Os círculos viciosos e virtuosos do transporte
No transporte rodoviário de cargas há uma premissa universal que diz que “caminhão parado no pátio é prejuízo”; seja porque não há mercadorias para serem transportadas (talvez porque a frota esteja mal dimensionada, a atividade econômica esteja em baixa, etc.) ou porque ele simplesmente está impossibilitando momentaneamente de fazê-lo (talvez porque esteja em manutenção, etc.).
Desta forma, a principal preocupação dos gestores de frota é justamente fazer com que os caminhões literalmente não parem, pois a bem grosso modo isto significa que a frota está bem dimensionada e que a transportadora está exercendo a sua atividade a pleno vapor, o que resultará no final do mês em resultados positivos e no crescimento do negócio. Será mesmo?
Se formos analisar apenas o que é feito com os caminhões, que ao lado dos motoristas são os bens mais preciosos das transportadoras, veremos que nem sempre o fato de os termos todos na rua o tempo todo significa eficiência operacional e dinheiro no bolso, pois a transportadora pode ter entrado no chamado “círculo vicioso da ineficiência” sem ter percebido. A lógica é simples: como a infraestrutura rodoviária no Brasil e o nível de qualificação dos motoristas ainda são muito baixos, o uso intensivo dos caminhões acabará gerando um desgaste excessivo nas peças, que por tabela necessitarão de um maior tempo para troca/reparo, o que diminuirá a vida útil do veículo e reduzirá o seu valor de revenda. Ou seja, o fato isolado dos caminhões rodarem vinte e quatro horas por dia carregados não quer dizer, em absoluto, que o somatório destas entregas no final do mês gerará lucro para as transportadoras – muito pelo contrário. Até mesmo porque há outro círculo vicioso importante, que é o do próprio mercado do transporte rodoviário de cargas em si, em que independentemente da otimização da frota e da atividade econômica do país (que também vive de ciclos), como há poucas barreiras de entrada neste setor, há um aumento natural e quase irracional da oferta de serviços de transporte (seja através de frota própria ou através da frota de autônomos), forçando assim a diminuição dos valores dos fretes.

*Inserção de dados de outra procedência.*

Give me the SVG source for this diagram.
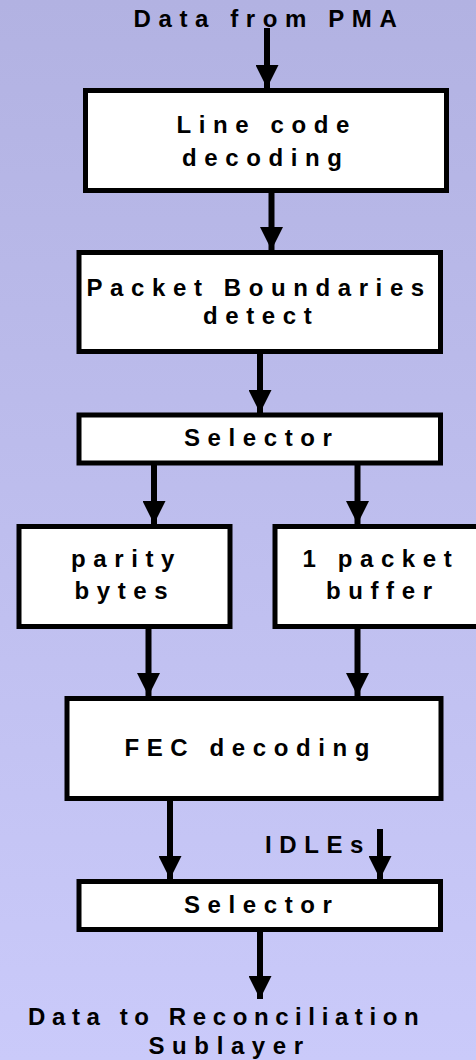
<svg xmlns="http://www.w3.org/2000/svg" width="476" height="1060" viewBox="0 0 476 1060">
  <defs>
    <linearGradient id="bg" x1="0" y1="0" x2="0" y2="1">
      <stop offset="0" stop-color="#b2b2e2"/>
      <stop offset="1" stop-color="#cacafa"/>
    </linearGradient>
    <marker id="head" viewBox="0 0 23 23" refX="23" refY="11.5" markerUnits="userSpaceOnUse" markerWidth="23" markerHeight="23" orient="auto">
      <path d="M0,0 L23,11.5 L0,23 Z" fill="#000"/>
    </marker>
    <style>
      .box { fill: #fff; stroke: #000; stroke-width: 5; }
      .lbl { font-family: "Liberation Sans", Arial, sans-serif; font-weight: bold; font-size: 24px; letter-spacing: 7.6px; fill: #000; }
      .tight { letter-spacing: 6.6px; }
      .wire { stroke: #000; stroke-width: 6; fill: none; marker-end: url(#head); }
    </style>
  </defs>

  <rect width="476" height="1060" fill="url(#bg)"/>

  <!-- connectors -->
  <g id="connectors">
    <path class="wire" d="M267,28 V88"/>
    <path class="wire" d="M271.5,193 V250"/>
    <path class="wire" d="M260,354 V413"/>
    <path class="wire" d="M154,465 V524"/>
    <path class="wire" d="M357.5,465 V524"/>
    <path class="wire" d="M148.5,629 V696"/>
    <path class="wire" d="M357.5,629 V696"/>
    <path class="wire" d="M170,801 V879"/>
    <path class="wire" d="M380,829 V879"/>
    <path class="wire" d="M260,932 V999"/>
  </g>

  <!-- input / output labels -->
  <g id="input">
    <text class="lbl" x="133.5" y="27">Data from PMA</text>
  </g>

  <g id="line-code">
    <rect class="box" x="85.5" y="90.5" width="361" height="100"/>
    <text class="lbl" x="176.5" y="133">Line code</text>
    <text class="lbl" x="182" y="166">decoding</text>
  </g>

  <g id="packet-boundaries">
    <rect class="box" x="79" y="252.5" width="361.5" height="99"/>
    <text class="lbl" x="86.5" y="296">Packet Boundaries</text>
    <text class="lbl" x="203" y="324">detect</text>
  </g>

  <g id="selector-1">
    <rect class="box" x="79" y="415" width="361.5" height="48"/>
    <text class="lbl" x="184" y="446">Selector</text>
  </g>

  <g id="parity-bytes">
    <rect class="box" x="19" y="526.5" width="211" height="100"/>
    <text class="lbl" x="71" y="567">parity</text>
    <text class="lbl" x="74.5" y="599">bytes</text>
  </g>

  <g id="packet-buffer">
    <rect class="box" x="275" y="526.5" width="220" height="100"/>
    <text class="lbl" x="302.5" y="567">1 packet</text>
    <text class="lbl" x="326" y="599">buffer</text>
  </g>

  <g id="fec-decoding">
    <rect class="box" x="67" y="698.5" width="374" height="100"/>
    <text class="lbl" x="124.5" y="756">FEC decoding</text>
  </g>

  <g id="idles">
    <text class="lbl" x="265" y="853">IDLEs</text>
  </g>

  <g id="selector-2">
    <rect class="box" x="79" y="881.5" width="361.5" height="48"/>
    <text class="lbl" x="184" y="913">Selector</text>
  </g>

  <g id="output">
    <text class="lbl tight" x="28" y="1025">Data to Reconciliation</text>
    <text class="lbl" x="148.5" y="1054">Sublayer</text>
  </g>
</svg>
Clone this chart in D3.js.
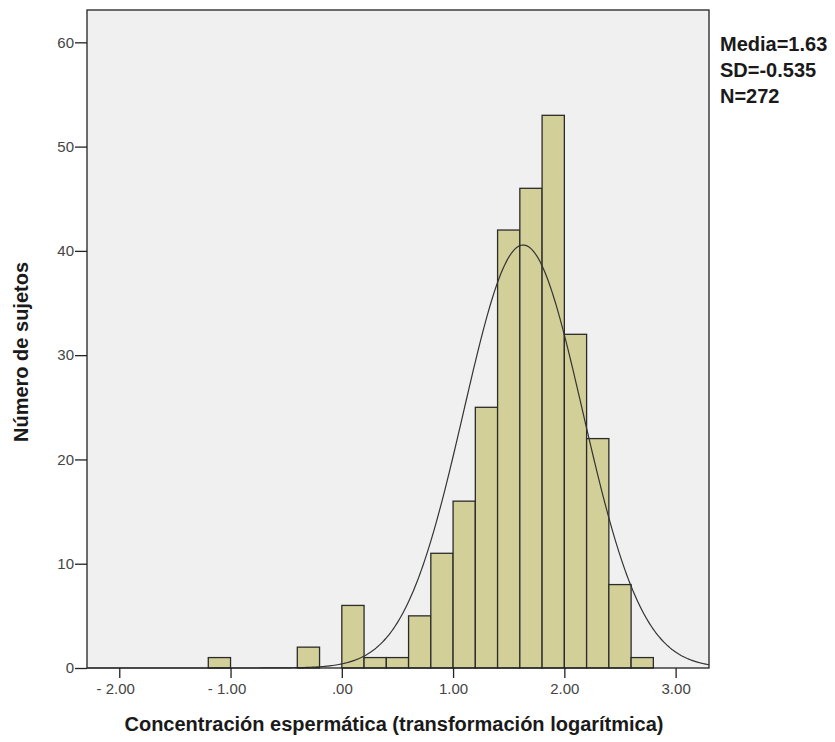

Com menos dinheiro no bolso e a necessidade de não deixar os caminhões parados, o nível de manutenção acaba sendo inadequado ou simplesmente postergado, o nível de renovação acaba sendo baixo, os motoristas acabam fazendo jornadas extras, os caminhões andam com sobrepeso, aumentando assim o risco de acidente em estradas, gerando perdas tanto em vidas para a sociedade como também em mercadorias para os contratantes destes serviços de transportes. E uma vez havendo continuamente a intersecção destes dois ciclos, o final da história invariavelmente será sempre o mesmo: a “morte súbita” (ou quase) das transportadoras, independentemente de elas andarem com os seus caminhões sempre carregados ou não (o que agrava ainda mais a situação).
E há solução para sairmos destes círculos viciosos e entrarmos num círculo virtuoso genuíno? Sim, como já comentamos de certa forma na coluna “A gestão comportamental e os custos invisíveis”, a partir do momento em que as transportadoras começarem efetivamente a utilizarem ferramentas que as permitam fazer a gestão do comportamento dos motoristas ao volante e aliar isto às boas ferramentas para a gestão operacional (além de investir em capacitação, tecnologia e terceirização), este círculo se inverterá, pois os motoristas passarão a dirigir com mais segurança, reduzindo assim os custos por km rodado, aumentando a produtividade e a vida útil dos caminhões, e gerando maior competividade para as transportadoras não só se manterem, como, principalmente, prosperarem neste mercado.